“The Elusive Big Idea,” an opinion piece by Neal Gabler, published in 2011 (Aug. 14), in The New York Times, offers up plenty of food for thought. For example, early in the piece, Gabler states:
If our ideas seem smaller nowadays, it’s not because we are dumber than our forebears but because we just don’t care as much about ideas as they did. In effect, we are living in an increasingly post-idea world — a world in which big, thought-provoking ideas that can’t instantly be monetized are of so little intrinsic value that fewer people are generating them and fewer outlets are disseminating them, the Internet notwithstanding. Bold ideas are almost passe.
That’s an intriguing thought. But Gabler also walks us through why he suspects we live in a post-idea age. He mentions some of the factors that he believes are contributing to this. Things like Twitter and the internet, for example, may limit interaction and even thinking itself in ways not conducive to germinating big ideas.
Gabler also contends that we live in a post-Enlightenment age, as well. An age “in which rationality, science, evidence, logical argument and debate have lost the battle in many sectors, and perhaps even in society generally, to superstition, faith, opinion and orthodoxy.” “While we continue to make giant technological advances,” Gabler asserts, “we may be the first generation to have turned back the epochal clock — to have gone backward intellectually from advanced modes of thinking into old modes of belief.”
Post-Enlightenment and post-idea are two different things. As Gabler explains: “Post-Enlightenment refers to a style of thinking that no longer deploys the techniques of rational thought. Post-idea refers to thinking that is no longer done, regardless of the style.”
How did we get to this point? Gabler posits that the culprit “may be information itself.” “If information was once grist for ideas,” Gabler writes, ” over the last decade it has become competition for them.”
One characteristic of this Information Age is the ceaseless flow of information streaming towards us. And so much of that information is highly trivial. But it doesn’t stop there. This has serious real world consequences. As Gabler states:
In effect, we are living within the nimbus of an informational Gresham’s law in which trivial information pushes out significant information, but it is also an ideational Gresham’s law in which information, trivial or not, pushes out ideas.
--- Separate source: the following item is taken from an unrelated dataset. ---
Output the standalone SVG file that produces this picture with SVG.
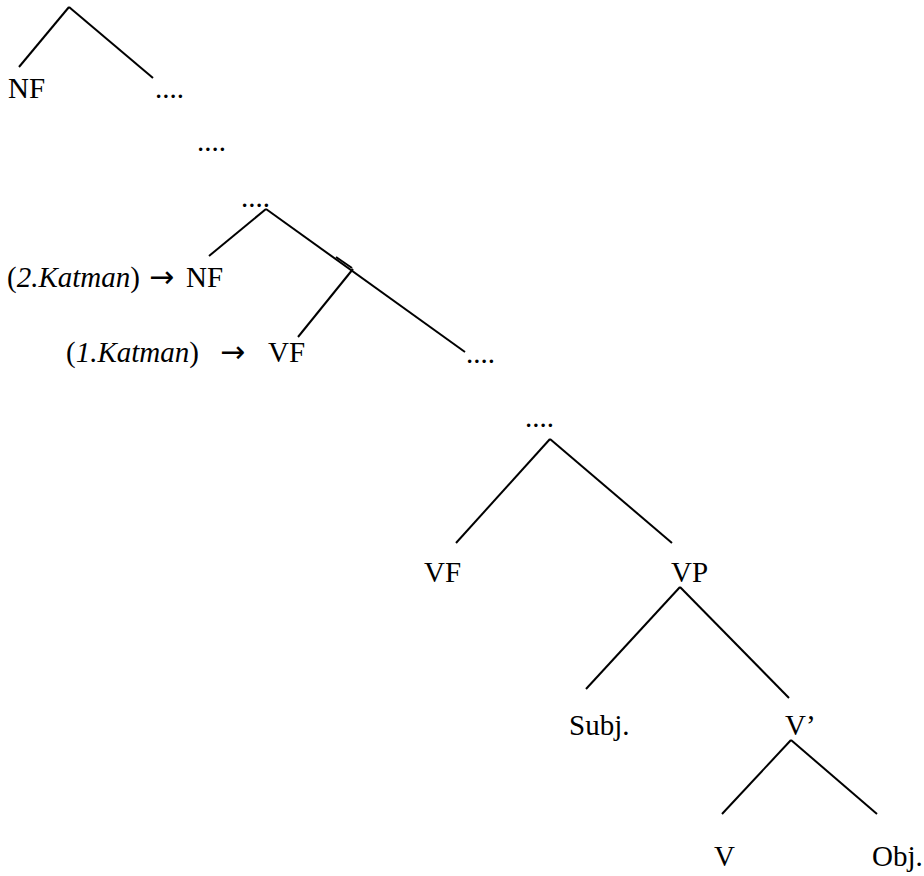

These words ring especially true in this age of Trump. It seems I can’t turn to the Times’s op-ed pages these days without witnessing at least one headline featuring the word “Trump.” Seeing this repeated anew, day after day, suggests this: There is also now a post-2016 presidential election Gresham’s law in which endless reportage about Trump pushes out both significant information and ideas. It is sad but true. Countless column and op-ed space is continually being wasted now on addressing all the stupid nonsense that’s going on, daily. On the one hand, it’s necessary to report on what Trump’s doing; because he’s steering the ship. But on the other hand, we need to rise above all the nonsense and focus ever more intently on how best to wring every drop of advantage from every column inch of newspaper space that is available. Think about all the future generations that are now counting on us! We need to be having much deeper, richer discussions concerning what specifically most needs to be done — and we need to think big!
But getting back to this rich “post-idea” topic. In 2014, Frank Bruni wrote an op-ed column (“A Quiet Cheer for Solitude,” Jun 10) — published in The Times — in which he brings up Susan Cain’s 2012 best seller Quiet: The Power of Introverts in a World That Can’t Stop Talking. In describing Cain’s book, Bruni writes:
Cain’s book focuses on introverts, making the case that they have a kind of intellectual advantage. And their edge stems largely from greater amounts of solitude, from the degree to which they’ve swapped motion for stillness, chatter for calm. They’ve carved out space for reflection that’s sustained and deep.
Bruni also states that “It’s in solitude that much of the sharpest thinking is done and many of the best ideas are hatched.”
Bruni uses the fact that Hillary Clinton had just released [2014] a book of her own, Hard Choices), as a means of setting up discussion of Cain’s book and its subject matter. He also weaves in how lessons learned from reading a book like Quiet might suggest that our nation would be better served if our government officials spent more time immersed in quiet reflection and focused thought. However, according to Bruni, “Action is the preferred pose of our era’s politicians.” They “want to be photographed on the go or leaning in,” and we evaluate them “in terms of their sociability, their zest for interaction.”
“Shaking hands, trumps reading books, mulling problems, probing one’s soul,” Bruni writes. “Is it any wonder that our rulers as a class, and we as a country, are bereft of big ideas?” As a society, we tend not to value solitude as much as we should. But if we do indeed live in a post-idea age, as Neal Gabler contends, Bruni might well be on to something in suggesting that politicians make more room for quiet reflection and rumination.